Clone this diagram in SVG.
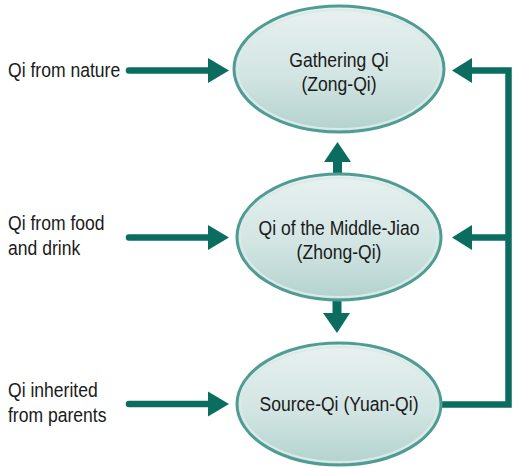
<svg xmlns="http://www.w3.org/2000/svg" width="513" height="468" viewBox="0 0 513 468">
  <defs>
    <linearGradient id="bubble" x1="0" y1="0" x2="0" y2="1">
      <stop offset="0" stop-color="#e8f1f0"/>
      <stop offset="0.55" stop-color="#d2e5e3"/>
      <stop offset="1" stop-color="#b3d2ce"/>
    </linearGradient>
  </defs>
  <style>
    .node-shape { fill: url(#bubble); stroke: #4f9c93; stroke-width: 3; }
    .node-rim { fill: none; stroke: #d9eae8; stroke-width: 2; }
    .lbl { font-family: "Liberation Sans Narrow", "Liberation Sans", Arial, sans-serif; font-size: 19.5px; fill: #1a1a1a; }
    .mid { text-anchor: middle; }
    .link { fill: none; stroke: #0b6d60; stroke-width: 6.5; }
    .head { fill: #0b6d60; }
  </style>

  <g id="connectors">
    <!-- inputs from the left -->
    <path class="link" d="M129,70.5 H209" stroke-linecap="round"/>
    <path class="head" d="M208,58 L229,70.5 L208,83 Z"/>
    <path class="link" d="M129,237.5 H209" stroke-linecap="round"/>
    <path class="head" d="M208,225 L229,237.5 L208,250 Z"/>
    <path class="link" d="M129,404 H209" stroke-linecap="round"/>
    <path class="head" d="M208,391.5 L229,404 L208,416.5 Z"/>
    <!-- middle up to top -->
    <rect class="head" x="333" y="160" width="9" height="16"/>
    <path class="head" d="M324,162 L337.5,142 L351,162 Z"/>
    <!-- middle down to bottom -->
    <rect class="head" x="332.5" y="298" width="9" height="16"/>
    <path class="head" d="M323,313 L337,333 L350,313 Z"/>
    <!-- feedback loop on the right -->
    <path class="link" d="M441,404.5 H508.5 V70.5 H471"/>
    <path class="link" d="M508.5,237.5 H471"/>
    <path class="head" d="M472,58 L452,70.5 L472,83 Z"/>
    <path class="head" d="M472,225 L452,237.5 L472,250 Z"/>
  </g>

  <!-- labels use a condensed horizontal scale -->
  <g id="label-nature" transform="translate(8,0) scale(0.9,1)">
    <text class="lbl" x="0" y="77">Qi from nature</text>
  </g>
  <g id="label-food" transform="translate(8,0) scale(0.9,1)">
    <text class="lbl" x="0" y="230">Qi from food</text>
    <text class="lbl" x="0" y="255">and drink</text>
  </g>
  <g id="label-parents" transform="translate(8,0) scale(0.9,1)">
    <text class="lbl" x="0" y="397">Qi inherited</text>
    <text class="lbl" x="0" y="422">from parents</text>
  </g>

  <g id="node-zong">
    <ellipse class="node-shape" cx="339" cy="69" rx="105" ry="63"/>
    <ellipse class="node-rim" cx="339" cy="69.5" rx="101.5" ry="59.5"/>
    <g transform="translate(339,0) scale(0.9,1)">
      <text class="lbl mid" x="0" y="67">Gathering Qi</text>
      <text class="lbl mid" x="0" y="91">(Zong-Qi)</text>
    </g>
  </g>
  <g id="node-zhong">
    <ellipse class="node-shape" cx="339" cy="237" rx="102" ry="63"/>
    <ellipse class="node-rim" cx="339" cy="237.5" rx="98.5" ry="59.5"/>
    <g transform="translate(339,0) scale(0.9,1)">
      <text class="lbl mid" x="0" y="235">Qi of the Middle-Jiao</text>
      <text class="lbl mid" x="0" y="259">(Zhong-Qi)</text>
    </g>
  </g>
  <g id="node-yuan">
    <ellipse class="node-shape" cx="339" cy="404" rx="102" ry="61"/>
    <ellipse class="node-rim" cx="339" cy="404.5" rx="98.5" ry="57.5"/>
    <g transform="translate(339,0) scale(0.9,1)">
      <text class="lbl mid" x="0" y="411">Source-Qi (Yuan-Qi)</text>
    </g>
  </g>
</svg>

## SHORT EXERCISE
All of the material above needs to be restated exactly, with no pictures.

## EXERCISE RESPONSE
Clone this diagram in SVG.
<svg xmlns="http://www.w3.org/2000/svg" width="513" height="468" viewBox="0 0 513 468">
  <defs>
    <linearGradient id="bubble" x1="0" y1="0" x2="0" y2="1">
      <stop offset="0" stop-color="#e8f1f0"/>
      <stop offset="0.55" stop-color="#d2e5e3"/>
      <stop offset="1" stop-color="#b3d2ce"/>
    </linearGradient>
  </defs>
  <style>
    .node-shape { fill: url(#bubble); stroke: #4f9c93; stroke-width: 3; }
    .node-rim { fill: none; stroke: #d9eae8; stroke-width: 2; }
    .lbl { font-family: "Liberation Sans Narrow", "Liberation Sans", Arial, sans-serif; font-size: 19.5px; fill: #1a1a1a; }
    .mid { text-anchor: middle; }
    .link { fill: none; stroke: #0b6d60; stroke-width: 6.5; }
    .head { fill: #0b6d60; }
  </style>

  <g id="connectors">
    <!-- inputs from the left -->
    <path class="link" d="M129,70.5 H209" stroke-linecap="round"/>
    <path class="head" d="M208,58 L229,70.5 L208,83 Z"/>
    <path class="link" d="M129,237.5 H209" stroke-linecap="round"/>
    <path class="head" d="M208,225 L229,237.5 L208,250 Z"/>
    <path class="link" d="M129,404 H209" stroke-linecap="round"/>
    <path class="head" d="M208,391.5 L229,404 L208,416.5 Z"/>
    <!-- middle up to top -->
    <rect class="head" x="333" y="160" width="9" height="16"/>
    <path class="head" d="M324,162 L337.5,142 L351,162 Z"/>
    <!-- middle down to bottom -->
    <rect class="head" x="332.5" y="298" width="9" height="16"/>
    <path class="head" d="M323,313 L337,333 L350,313 Z"/>
    <!-- feedback loop on the right -->
    <path class="link" d="M441,404.5 H508.5 V70.5 H471"/>
    <path class="link" d="M508.5,237.5 H471"/>
    <path class="head" d="M472,58 L452,70.5 L472,83 Z"/>
    <path class="head" d="M472,225 L452,237.5 L472,250 Z"/>
  </g>

  <!-- labels use a condensed horizontal scale -->
  <g id="label-nature" transform="translate(8,0) scale(0.9,1)">
    <text class="lbl" x="0" y="77">Qi from nature</text>
  </g>
  <g id="label-food" transform="translate(8,0) scale(0.9,1)">
    <text class="lbl" x="0" y="230">Qi from food</text>
    <text class="lbl" x="0" y="255">and drink</text>
  </g>
  <g id="label-parents" transform="translate(8,0) scale(0.9,1)">
    <text class="lbl" x="0" y="397">Qi inherited</text>
    <text class="lbl" x="0" y="422">from parents</text>
  </g>

  <g id="node-zong">
    <ellipse class="node-shape" cx="339" cy="69" rx="105" ry="63"/>
    <ellipse class="node-rim" cx="339" cy="69.5" rx="101.5" ry="59.5"/>
    <g transform="translate(339,0) scale(0.9,1)">
      <text class="lbl mid" x="0" y="67">Gathering Qi</text>
      <text class="lbl mid" x="0" y="91">(Zong-Qi)</text>
    </g>
  </g>
  <g id="node-zhong">
    <ellipse class="node-shape" cx="339" cy="237" rx="102" ry="63"/>
    <ellipse class="node-rim" cx="339" cy="237.5" rx="98.5" ry="59.5"/>
    <g transform="translate(339,0) scale(0.9,1)">
      <text class="lbl mid" x="0" y="235">Qi of the Middle-Jiao</text>
      <text class="lbl mid" x="0" y="259">(Zhong-Qi)</text>
    </g>
  </g>
  <g id="node-yuan">
    <ellipse class="node-shape" cx="339" cy="404" rx="102" ry="61"/>
    <ellipse class="node-rim" cx="339" cy="404.5" rx="98.5" ry="57.5"/>
    <g transform="translate(339,0) scale(0.9,1)">
      <text class="lbl mid" x="0" y="411">Source-Qi (Yuan-Qi)</text>
    </g>
  </g>
</svg>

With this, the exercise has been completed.